→ Requirements:
Reproduce every line of the listing as written, apart from the pictures.
***** Provided material
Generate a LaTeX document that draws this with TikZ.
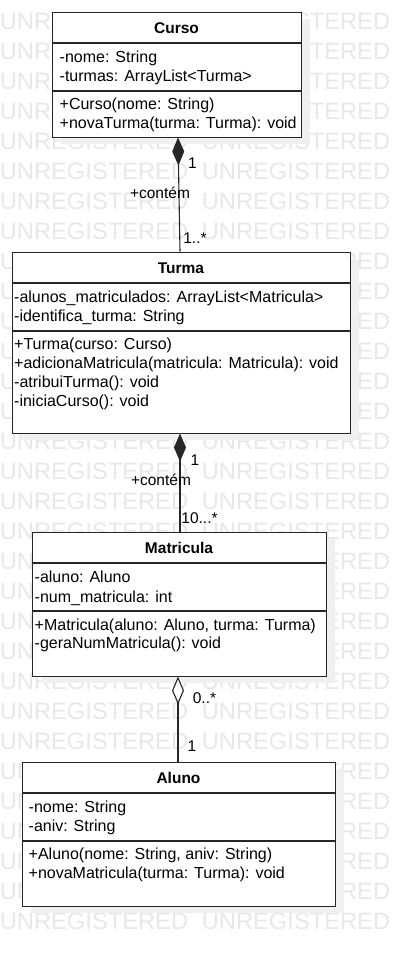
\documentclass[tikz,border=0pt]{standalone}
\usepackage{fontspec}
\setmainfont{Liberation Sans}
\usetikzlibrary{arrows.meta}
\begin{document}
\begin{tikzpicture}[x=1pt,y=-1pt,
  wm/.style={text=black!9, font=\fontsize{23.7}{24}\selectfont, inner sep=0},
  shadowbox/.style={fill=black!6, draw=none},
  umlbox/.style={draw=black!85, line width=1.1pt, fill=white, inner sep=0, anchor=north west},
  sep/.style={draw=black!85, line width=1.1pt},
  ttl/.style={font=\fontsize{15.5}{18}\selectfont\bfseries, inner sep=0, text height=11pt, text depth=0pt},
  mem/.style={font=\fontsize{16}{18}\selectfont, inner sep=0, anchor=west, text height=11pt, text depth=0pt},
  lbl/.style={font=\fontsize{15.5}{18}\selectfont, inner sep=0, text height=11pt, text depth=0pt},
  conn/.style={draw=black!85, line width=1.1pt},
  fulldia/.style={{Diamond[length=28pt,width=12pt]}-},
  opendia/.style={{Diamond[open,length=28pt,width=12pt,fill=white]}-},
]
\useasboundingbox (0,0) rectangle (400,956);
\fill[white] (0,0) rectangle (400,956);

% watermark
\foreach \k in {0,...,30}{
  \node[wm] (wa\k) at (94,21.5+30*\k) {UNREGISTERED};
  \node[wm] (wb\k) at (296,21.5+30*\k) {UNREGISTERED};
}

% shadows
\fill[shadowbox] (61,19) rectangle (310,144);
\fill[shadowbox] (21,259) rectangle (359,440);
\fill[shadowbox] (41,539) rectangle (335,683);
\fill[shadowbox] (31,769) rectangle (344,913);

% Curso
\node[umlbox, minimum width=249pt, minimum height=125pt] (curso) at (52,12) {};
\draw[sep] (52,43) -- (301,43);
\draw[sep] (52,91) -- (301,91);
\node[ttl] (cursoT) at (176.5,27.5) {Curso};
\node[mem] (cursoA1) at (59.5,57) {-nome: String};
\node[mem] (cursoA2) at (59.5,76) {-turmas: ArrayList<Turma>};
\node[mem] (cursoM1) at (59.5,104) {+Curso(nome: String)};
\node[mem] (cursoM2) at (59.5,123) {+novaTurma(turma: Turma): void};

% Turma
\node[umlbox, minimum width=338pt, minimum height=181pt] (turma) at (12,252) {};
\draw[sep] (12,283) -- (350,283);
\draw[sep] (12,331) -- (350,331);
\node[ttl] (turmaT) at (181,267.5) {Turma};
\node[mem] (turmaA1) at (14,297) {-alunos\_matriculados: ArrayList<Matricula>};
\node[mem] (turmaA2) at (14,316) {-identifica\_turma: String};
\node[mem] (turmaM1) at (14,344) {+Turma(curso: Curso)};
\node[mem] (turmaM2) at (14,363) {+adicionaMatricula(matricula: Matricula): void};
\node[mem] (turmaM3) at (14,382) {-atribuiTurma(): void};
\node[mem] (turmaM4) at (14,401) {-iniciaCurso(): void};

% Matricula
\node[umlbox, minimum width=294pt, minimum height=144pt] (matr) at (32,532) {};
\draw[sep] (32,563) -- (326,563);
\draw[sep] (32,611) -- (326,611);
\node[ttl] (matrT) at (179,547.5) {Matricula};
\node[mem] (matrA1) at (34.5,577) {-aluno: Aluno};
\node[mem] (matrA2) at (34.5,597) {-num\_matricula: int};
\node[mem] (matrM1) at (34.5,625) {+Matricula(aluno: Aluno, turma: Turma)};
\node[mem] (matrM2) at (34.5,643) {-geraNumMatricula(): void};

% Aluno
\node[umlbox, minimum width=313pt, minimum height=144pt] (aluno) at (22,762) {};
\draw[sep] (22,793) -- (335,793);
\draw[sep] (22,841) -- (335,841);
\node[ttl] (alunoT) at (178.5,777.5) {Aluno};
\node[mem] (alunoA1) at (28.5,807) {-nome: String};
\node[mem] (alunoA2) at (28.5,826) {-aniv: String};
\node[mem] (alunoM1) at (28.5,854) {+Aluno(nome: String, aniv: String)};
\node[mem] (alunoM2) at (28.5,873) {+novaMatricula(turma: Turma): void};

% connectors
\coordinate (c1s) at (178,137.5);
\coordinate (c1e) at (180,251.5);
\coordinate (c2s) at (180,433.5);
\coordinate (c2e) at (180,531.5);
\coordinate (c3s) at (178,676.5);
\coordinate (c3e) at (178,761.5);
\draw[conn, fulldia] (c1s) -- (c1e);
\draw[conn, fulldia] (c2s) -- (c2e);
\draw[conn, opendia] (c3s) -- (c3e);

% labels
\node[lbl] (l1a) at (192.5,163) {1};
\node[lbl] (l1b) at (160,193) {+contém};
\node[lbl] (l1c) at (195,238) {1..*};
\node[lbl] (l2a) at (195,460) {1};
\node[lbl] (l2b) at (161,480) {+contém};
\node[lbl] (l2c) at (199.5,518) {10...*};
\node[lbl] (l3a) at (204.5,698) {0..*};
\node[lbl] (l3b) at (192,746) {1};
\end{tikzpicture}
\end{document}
**********
→ The solution:
Generate a LaTeX document that draws this with TikZ.
\documentclass[tikz,border=0pt]{standalone}
\usepackage{fontspec}
\setmainfont{Liberation Sans}
\usetikzlibrary{arrows.meta}
\begin{document}
\begin{tikzpicture}[x=1pt,y=-1pt,
  wm/.style={text=black!9, font=\fontsize{23.7}{24}\selectfont, inner sep=0},
  shadowbox/.style={fill=black!6, draw=none},
  umlbox/.style={draw=black!85, line width=1.1pt, fill=white, inner sep=0, anchor=north west},
  sep/.style={draw=black!85, line width=1.1pt},
  ttl/.style={font=\fontsize{15.5}{18}\selectfont\bfseries, inner sep=0, text height=11pt, text depth=0pt},
  mem/.style={font=\fontsize{16}{18}\selectfont, inner sep=0, anchor=west, text height=11pt, text depth=0pt},
  lbl/.style={font=\fontsize{15.5}{18}\selectfont, inner sep=0, text height=11pt, text depth=0pt},
  conn/.style={draw=black!85, line width=1.1pt},
  fulldia/.style={{Diamond[length=28pt,width=12pt]}-},
  opendia/.style={{Diamond[open,length=28pt,width=12pt,fill=white]}-},
]
\useasboundingbox (0,0) rectangle (400,956);
\fill[white] (0,0) rectangle (400,956);

% watermark
\foreach \k in {0,...,30}{
  \node[wm] (wa\k) at (94,21.5+30*\k) {UNREGISTERED};
  \node[wm] (wb\k) at (296,21.5+30*\k) {UNREGISTERED};
}

% shadows
\fill[shadowbox] (61,19) rectangle (310,144);
\fill[shadowbox] (21,259) rectangle (359,440);
\fill[shadowbox] (41,539) rectangle (335,683);
\fill[shadowbox] (31,769) rectangle (344,913);

% Curso
\node[umlbox, minimum width=249pt, minimum height=125pt] (curso) at (52,12) {};
\draw[sep] (52,43) -- (301,43);
\draw[sep] (52,91) -- (301,91);
\node[ttl] (cursoT) at (176.5,27.5) {Curso};
\node[mem] (cursoA1) at (59.5,57) {-nome: String};
\node[mem] (cursoA2) at (59.5,76) {-turmas: ArrayList<Turma>};
\node[mem] (cursoM1) at (59.5,104) {+Curso(nome: String)};
\node[mem] (cursoM2) at (59.5,123) {+novaTurma(turma: Turma): void};

% Turma
\node[umlbox, minimum width=338pt, minimum height=181pt] (turma) at (12,252) {};
\draw[sep] (12,283) -- (350,283);
\draw[sep] (12,331) -- (350,331);
\node[ttl] (turmaT) at (181,267.5) {Turma};
\node[mem] (turmaA1) at (14,297) {-alunos\_matriculados: ArrayList<Matricula>};
\node[mem] (turmaA2) at (14,316) {-identifica\_turma: String};
\node[mem] (turmaM1) at (14,344) {+Turma(curso: Curso)};
\node[mem] (turmaM2) at (14,363) {+adicionaMatricula(matricula: Matricula): void};
\node[mem] (turmaM3) at (14,382) {-atribuiTurma(): void};
\node[mem] (turmaM4) at (14,401) {-iniciaCurso(): void};

% Matricula
\node[umlbox, minimum width=294pt, minimum height=144pt] (matr) at (32,532) {};
\draw[sep] (32,563) -- (326,563);
\draw[sep] (32,611) -- (326,611);
\node[ttl] (matrT) at (179,547.5) {Matricula};
\node[mem] (matrA1) at (34.5,577) {-aluno: Aluno};
\node[mem] (matrA2) at (34.5,597) {-num\_matricula: int};
\node[mem] (matrM1) at (34.5,625) {+Matricula(aluno: Aluno, turma: Turma)};
\node[mem] (matrM2) at (34.5,643) {-geraNumMatricula(): void};

% Aluno
\node[umlbox, minimum width=313pt, minimum height=144pt] (aluno) at (22,762) {};
\draw[sep] (22,793) -- (335,793);
\draw[sep] (22,841) -- (335,841);
\node[ttl] (alunoT) at (178.5,777.5) {Aluno};
\node[mem] (alunoA1) at (28.5,807) {-nome: String};
\node[mem] (alunoA2) at (28.5,826) {-aniv: String};
\node[mem] (alunoM1) at (28.5,854) {+Aluno(nome: String, aniv: String)};
\node[mem] (alunoM2) at (28.5,873) {+novaMatricula(turma: Turma): void};

% connectors
\coordinate (c1s) at (178,137.5);
\coordinate (c1e) at (180,251.5);
\coordinate (c2s) at (180,433.5);
\coordinate (c2e) at (180,531.5);
\coordinate (c3s) at (178,676.5);
\coordinate (c3e) at (178,761.5);
\draw[conn, fulldia] (c1s) -- (c1e);
\draw[conn, fulldia] (c2s) -- (c2e);
\draw[conn, opendia] (c3s) -- (c3e);

% labels
\node[lbl] (l1a) at (192.5,163) {1};
\node[lbl] (l1b) at (160,193) {+contém};
\node[lbl] (l1c) at (195,238) {1..*};
\node[lbl] (l2a) at (195,460) {1};
\node[lbl] (l2b) at (161,480) {+contém};
\node[lbl] (l2c) at (199.5,518) {10...*};
\node[lbl] (l3a) at (204.5,698) {0..*};
\node[lbl] (l3b) at (192,746) {1};
\end{tikzpicture}
\end{document}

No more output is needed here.